**Supplied data:**
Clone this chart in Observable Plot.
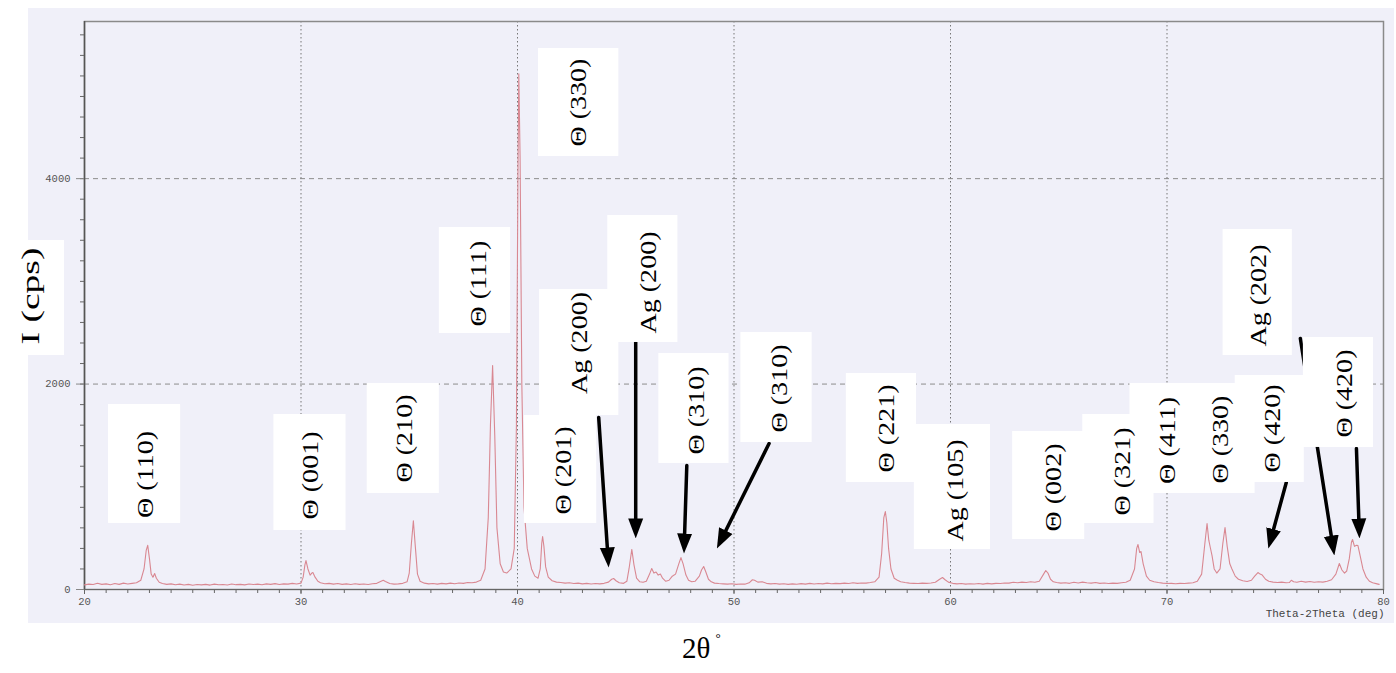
<!DOCTYPE html>
<html>
<head>
<meta charset="utf-8">
<script src="https://cdn.jsdelivr.net/npm/d3@7"></script>
<script src="https://cdn.jsdelivr.net/npm/@observablehq/plot@0.6"></script>
<style>
  html, body { margin: 0; padding: 0; background: #ffffff; }
  #wrap { position: relative; width: 1396px; height: 673px; overflow: hidden; }
  #scan { position: absolute; left: 28px; top: 8px; width: 1366px; height: 615px; background: #f0f0f9; }
  #chart { position: absolute; left: 0; top: 0; }
  #ylab { position: absolute; left: 0; top: 240px; width: 64px; height: 115px; background: #fff; }
  #ylab span { position: absolute; left: 31px; top: 56px; font-family: "Liberation Serif", "Times New Roman", serif; font-size: 25px; white-space: nowrap; color: #000;
    transform: translate(-50%, -50%) rotate(-90deg) scaleX(1.5); }
  #xlab { position: absolute; left: 682px; top: 632px; font-family: "Liberation Serif", "Times New Roman", serif; font-size: 29px; color: #000; white-space: nowrap; }
  #xlab sup { font-size: 13px; position: relative; top: -5px; margin-left: 5px; }
</style>
</head>
<body>
<div id="wrap">
  <div id="scan"></div>
  <div id="chart"></div>
  <div id="ylab"><span>I (cps)</span></div>
  <div id="xlab">2θ<sup>°</sup></div>
</div>
<script>
// ---- spectrum (2θ in degrees, intensity in cps) ----
const twoTheta = [
  20.0,20.2,20.4,20.6,20.8,21.0,21.2,21.4,21.6,21.8,22.0,22.2,22.4,22.6,22.75,22.85,22.92,23.0,23.08,23.16,23.24,23.32,23.45,23.6,23.8,
  24.0,24.2,24.4,24.6,24.8,25.0,25.2,25.4,25.6,25.8,26.0,26.2,26.4,26.6,26.8,27.0,27.2,27.4,27.6,27.8,28.0,28.2,28.4,28.6,28.8,
  29.0,29.2,29.4,29.6,29.8,30.0,30.1,30.18,30.23,30.32,30.42,30.5,30.55,30.65,30.78,30.9,31.1,31.3,31.5,31.7,31.9,32.1,32.3,32.5,32.7,
  32.9,33.1,33.3,33.5,33.7,33.8,33.9,34.1,34.3,34.5,34.7,34.9,35.0,35.1,35.19,35.28,35.38,35.5,35.7,35.9,36.1,36.3,36.5,36.7,36.9,
  37.1,37.3,37.5,37.7,37.9,38.1,38.3,38.5,38.65,38.75,38.85,38.95,39.05,39.2,39.35,39.5,39.7,39.85,39.95,40.02,40.06,40.12,40.2,40.3,40.45,
  40.55,40.65,40.8,40.95,41.05,41.12,41.16,41.22,41.3,41.42,41.6,41.8,42.0,42.2,42.4,42.6,42.8,43.0,43.2,43.4,43.6,43.8,44.0,44.2,44.35,
  44.44,44.55,44.7,44.9,45.05,45.15,45.28,45.38,45.5,45.65,45.8,45.95,46.1,46.2,46.3,46.4,46.5,46.6,46.7,46.85,47.0,47.15,47.2,47.3,47.45,
  47.55,47.65,47.78,47.9,48.05,48.2,48.4,48.5,48.6,48.7,48.82,48.95,49.1,49.3,49.5,49.7,49.9,50.1,50.3,50.5,50.7,50.85,50.95,51.1,51.3,
  51.5,51.7,51.9,52.1,52.3,52.5,52.7,52.9,53.1,53.3,53.5,53.7,53.9,54.1,54.3,54.5,54.7,54.9,55.1,55.3,55.5,55.7,55.9,56.1,56.3,
  56.5,56.7,56.82,56.92,56.99,57.06,57.14,57.25,57.4,57.55,57.7,57.9,58.1,58.3,58.5,58.7,58.9,59.1,59.3,59.5,59.63,59.75,59.9,60.1,60.3,
  60.5,60.7,60.9,61.1,61.3,61.5,61.7,61.9,62.1,62.3,62.5,62.7,62.9,63.1,63.3,63.5,63.7,63.9,64.1,64.3,64.4,64.5,64.62,64.75,64.9,
  65.1,65.3,65.5,65.7,65.9,66.1,66.3,66.5,66.7,66.9,67.1,67.3,67.5,67.7,67.9,68.1,68.3,68.5,68.6,68.66,68.74,68.8,68.9,69.05,69.2,
  69.4,69.6,69.8,70.0,70.2,70.4,70.6,70.8,71.0,71.2,71.4,71.6,71.75,71.85,71.93,72.0,72.08,72.18,72.3,72.45,72.58,72.68,72.78,72.9,73.0,
  73.15,73.3,73.5,73.7,73.9,74.05,74.2,74.3,74.4,74.55,74.7,74.9,75.1,75.3,75.5,75.65,75.74,75.85,76.0,76.2,76.4,76.6,76.8,77.0,77.2,
  77.4,77.6,77.8,77.96,78.08,78.2,78.3,78.42,78.52,78.57,78.66,78.76,78.82,78.92,79.05,79.2,79.35,79.5,79.7,79.8
];
const intensity = [
  45,52,48,60,50,55,47,58,50,62,54,60,66,90,200,380,430,300,150,120,156,110,70,58,50,
  55,46,52,44,50,42,48,45,50,43,52,46,49,44,53,47,50,45,54,48,52,46,55,50,57,
  49,55,52,60,54,62,120,240,282,200,140,160,165,120,80,65,56,60,52,58,50,55,48,56,50,
  54,48,56,60,80,90,78,58,52,55,60,75,160,450,670,420,150,80,62,55,58,52,60,55,62,
  56,64,60,68,65,72,90,200,700,1600,2180,1500,600,250,170,160,200,400,1600,4000,5020,4200,2000,800,400,
  300,200,130,110,200,450,516,420,220,120,85,72,68,62,65,58,62,55,60,54,58,55,60,72,100,
  107,85,65,60,80,200,390,240,110,75,70,80,150,204,160,170,140,150,110,80,90,130,136,150,250,
  311,250,140,90,75,80,130,190,224,170,100,75,62,58,55,52,56,50,54,52,65,95,90,72,75,
  60,55,58,52,56,50,55,51,57,52,60,54,58,55,62,56,60,57,62,58,66,60,64,62,68,
  75,120,350,700,759,650,400,200,110,90,75,68,62,60,58,62,60,64,70,100,117,95,72,60,55,
  58,52,56,54,58,52,60,55,60,58,64,62,70,66,72,68,75,70,80,150,185,160,100,75,68,
  62,66,60,70,64,72,66,62,68,60,64,58,62,60,65,70,90,200,400,438,360,370,250,130,90,
  75,68,62,58,60,56,60,58,62,66,80,150,450,642,480,409,330,200,160,200,450,603,420,250,200,
  130,100,85,78,90,130,165,150,140,100,80,72,68,72,65,68,90,75,70,80,72,78,70,76,72,
  80,95,150,253,190,160,180,300,460,487,420,430,428,330,200,120,80,65,55,50
];

// ---- annotations ----
const labelText = ["Θ (110)","Θ (001)","Θ (210)","Θ (111)","Θ (330)","Ag (200)","Θ (201)","Ag (200)","Θ (310)","Θ (310)",
                   "Θ (221)","Ag (105)","Θ (002)","Θ (321)","Θ (411)","Θ (330)","Θ (420)","Ag (202)","Θ (420)"];
const labelX = [22.82,30.46,34.77,38.19,42.82,42.87,42.13,46.06,48.29,52.13,57.04,60.23,64.77,67.96,70.05,72.5,74.86,74.21,78.19];
const labelY = [1120,1110,1470,2979,4741,2400,1159,2989,1743,1957,1568,964,993,1149,1451,1460,1568,2862,1908];

// white boxes behind the labels (data coordinates)
const boxX1 = [21.11,28.75,33.06,36.39,40.97,41.02,40.32,44.17,46.53,50.32,55.19,58.33,62.87,66.11,68.29,73.15,72.59,76.30];
const boxX2 = [24.44,32.08,36.39,39.68,44.68,44.68,43.66,47.41,49.77,53.61,58.43,61.85,66.20,69.40,74.07,76.34,75.79,79.54];
const boxY1 = [643,574,935,2492,4216,1694,643,2405,1227,1431,1042,389,487,643,935,1042,2278,1383];
const boxY2 = [1801,1704,2006,3524,5267,2921,1694,3641,2298,2502,2103,1606,1538,1704,2006,2084,3505,2453];

// arrows (from label to peak)
const arrowX1 = [43.75,45.46,47.82,51.62,75.51,76.16,78.75];
const arrowY1 = [1675,2405,1207,1421,1042,2444,1373];
const arrowX2 = [44.21,45.46,47.69,49.21,74.68,77.73,78.89];
const arrowY2 = [214,497,350,399,399,331,497];

const xTicksMajor = [20,30,40,50,60,70,80];
const yTicksMajor = [0,2000,4000];

const spectrum = twoTheta.map((x, i) => ({x, y: intensity[i]}));
const labels = labelText.map((t, i) => ({t, x: labelX[i], y: labelY[i]}));
const boxes = boxX1.map((x1, i) => ({x1, x2: boxX2[i], y1: boxY1[i], y2: boxY2[i]}));
const arrows = arrowX1.map((x1, i) => ({x1, y1: arrowY1[i], x2: arrowX2[i], y2: arrowY2[i]}));

function triHead(color, context) {
  return d3.create("svg:marker")
    .attr("viewBox", "-20 -8 20 16")
    .attr("markerUnits", "userSpaceOnUse")
    .attr("markerWidth", 20)
    .attr("markerHeight", 16)
    .attr("refX", 0)
    .attr("refY", 0)
    .attr("orient", "auto")
    .attr("fill", "#000")
    .attr("stroke", "none")
    .call(m => m.append("path").attr("d", "M-20,-7.5L0,0L-20,7.5Z"))
    .node();
}

const monoFont = "'Liberation Mono', 'DejaVu Sans Mono', monospace";

const chart = Plot.plot({
  width: 1396,
  height: 673,
  marginLeft: 84,
  marginRight: 13,
  marginTop: 21,
  marginBottom: 84,
  style: {background: "transparent", overflow: "visible"},
  x: {domain: [20, 80]},
  y: {domain: [0, 5530]},
  marks: [
    Plot.gridY(yTicksMajor.slice(1), {stroke: "#8c8c8c", strokeOpacity: 1, strokeDasharray: "5,4", strokeWidth: 1}),
    Plot.gridX(xTicksMajor.slice(1, -1), {stroke: "#777", strokeOpacity: 1, strokeDasharray: "1.5,2.5", strokeWidth: 1}),
    Plot.frame({stroke: "#8a8a8a", strokeWidth: 1.5}),
    Plot.ruleX([20], {stroke: "#555", strokeWidth: 1.5}),
    Plot.ruleY([0], {stroke: "#666", strokeWidth: 1.2}),
    Plot.axisX({ticks: d3.range(20, 81, 1), tickSize: 4, tickFormat: () => "", stroke: "#666"}),
    Plot.axisX({ticks: xTicksMajor, tickSize: 5, tickPadding: 3, fontSize: 10.5, fontFamily: monoFont, fill: "#555", stroke: "#666", tickFormat: d3.format("d"), label: null}),
    Plot.axisY({ticks: d3.range(0, 5401, 200), tickSize: 4, tickFormat: () => "", stroke: "#666"}),
    Plot.axisY({ticks: yTicksMajor, tickSize: 8, tickPadding: 6, fontSize: 10.5, fontFamily: monoFont, fill: "#555", stroke: "#888", tickFormat: d3.format("d"), label: null}),
    Plot.text(["Theta-2Theta (deg)"], {frameAnchor: "bottom-right", dy: 27, dx: 1, textAnchor: "end", fontSize: 11, fontFamily: monoFont, fill: "#444"}),
    Plot.line(spectrum, {x: "x", y: "y", stroke: "#d98892", strokeWidth: 1.1}),
    Plot.arrow(arrows, {x1: "x1", y1: "y1", x2: "x2", y2: "y2", stroke: "#000", strokeWidth: 3.5, headLength: 0, insetEnd: 13}),
    Plot.link(arrows, {x1: "x1", y1: "y1", x2: "x2", y2: "y2", stroke: "#000", strokeOpacity: 0, markerEnd: triHead}),
    Plot.rect(boxes, {x1: "x1", x2: "x2", y1: "y1", y2: "y2", fill: "#ffffff"}),
    Plot.text(labels, {x: "x", y: "y", text: "t", rotate: -90, fontSize: 23, fontFamily: "'Liberation Serif', 'Times New Roman', serif", fill: "#000"})
  ]
});

// stretch annotation text along its reading direction (as in the scanned figure)
d3.select(chart).selectAll("text").each(function() {
  const s = this.textContent;
  if (/^(Θ|Ag) \(/.test(s)) {
    const tr = this.getAttribute("transform") || "";
    this.setAttribute("transform", tr + " scale(1.22,1)");
  }
});

document.getElementById("chart").appendChild(chart);
</script>
</body>
</html>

**What is being asked:** Check every line for "this" and show the ones that have it.

**Exercise solution:**
Clone this chart in Observable Plot.
  const s = this.textContent;
    const tr = this.getAttribute("transform") || "";
    this.setAttribute("transform", tr + " scale(1.22,1)");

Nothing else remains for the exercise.